Analytical testing for contaminants in a petroleum fluid is an important step in many industrial processes. Contaminants can be in the form of small amounts of other types of fuels which have remained, for example, in multi-purpose pipelines or refined oil storage tanks. Contaminants can be in the form of small amounts of the same fuel but having different sulfur contents, which commonly happens in diesel fuel distribution operations and storage. The contaminants can also be in the form of weathered fuels mixed with fresh ones or in the form of some chemicals that cannot readily be identified.
Water as a contaminant is a concern in certain applications. The contamination of jet fuel by condensation water is known to be a serious safety concern in the aviation industry and was found to be the cause of several helicopter crashes in hot and humid tropical countries.
Common analytical methods of testing for contaminants include using infrared absorption, ultra violet (UV) absorption, and nuclear magnetic resonance, but each of these contain drawbacks.
Liquid hydrocarbon fuels (e.g., jet fuel, gasoline, and diesel fuel) can be characterized by fluorescence emission spectra of distinct shapes when excited with ultraviolet light. When such fuels become contaminated or blended with another type of fuel their spectral shapes suffer alterations depending on the fluorescence spectral/temporal characteristics of the contaminants. In most of these cases, the contaminants in the hydrocarbon fuels can be identified by making a comparison in the shapes of the fluorescence emission spectra between the contaminated and the uncontaminated samples. In one method the identification of the oil is made by direct visual comparison of the sample's fluorescence emission spectrum with the same spectra of possible source samples, all being excited using ultraviolet radiation at 254 nm. In other words, to perform spectral comparisons, whether visual or numerical, measurements must first be performed on a reference sample, or on a set of reference samples, in order to generate the necessary reference data to which the measurements from the unknown sample will be compared. In many cases, the needed information will not be only the type of the contaminants but also their volume ratios in the blend, i.e., their concentrations. This, in turn, necessitates the additional steps of preparing sets of standard blends with known concentrations and performing measurements on them to produce the necessary calibration curves.
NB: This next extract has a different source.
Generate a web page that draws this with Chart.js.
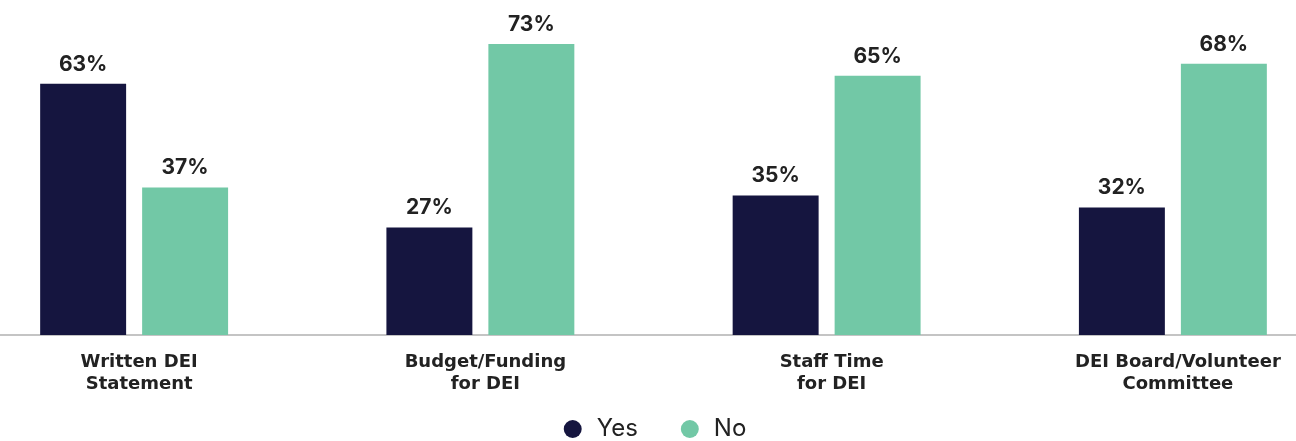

A more difficult contaminant to quantify or even to identify is water. Water does not fluoresce. Known fluorescence-based methods are primarily adapted for measurement of oil-in-water emulsions, for the range of volumetric water concentrations from approximately 50% up to 99%. These methods are not well-adapted for the different design parameters facing water-in-oil measurement for water concentrations in the range from 0.01% up to a few percent by volume, because water does not fluoresce, the prominent fluorescence signal from the oil will not be appreciably affected by the presence of only minute amounts of water. The inability to accurately measure low concentrations of water in oil means there is no good way of measuring water concentration locally inside a water-in-oil emulsion flow domain. Consequently, there is almost no experimental data on water concentration gradients inside flowing emulsion layers available to the scientific community. Such data would be useful to better understand the behavior of flowing emulsions and the development of models describing the formation and separation of flowing emulsions.
In addition, none of the methods known in the prior art describe a direct correlation between laser-induced fluorescence intensity measurements of oil in a water-in-oil mixture and the water content in the mixture.
The main techniques for accurate water concentration measurement in the volumetric range between 0.01% and about 1% are based on the titration of a chemical reactant (e.g., I2 reacts quantitatively with H2O present in the oil). This and other techniques involving sampling, dilution, and several successive manipulations in a laboratory environment make them impractical for real-time process monitoring applications as needed in crude oil production facilities as well as in oil refineries and petrochemical plants, because they are intrusive to flowing fluids. For example, one method known in the prior art assesses a multiphase mixture sample including an aqueous phase by using a fluorescing dye. The addition of a detection molecule in the fluorescing dye, which fluoresces on contact with the particular phase to be assessed, is intrusive to the flow by requiring the dye to be added to the flow in order to measure water in oil samples. These methods are also ill suited to measuring local water content in a tank or other holding device.
Therefore, a need exists for an apparatus capable of determining trace amounts of water in oil that can be submerged at different depths in a fuel storage tank to detect water contamination and measure water concentration at different heights, that can be installed in-line with the process stream at a suitable location in the process or installed on a by-pass line, that is a non-intrusive method of measuring water concentration in a fluid having a low water content, and a method and system capable of rapidly and non-intrusively detecting trace amounts of water in localized regions within a volume of oil-containing fluid.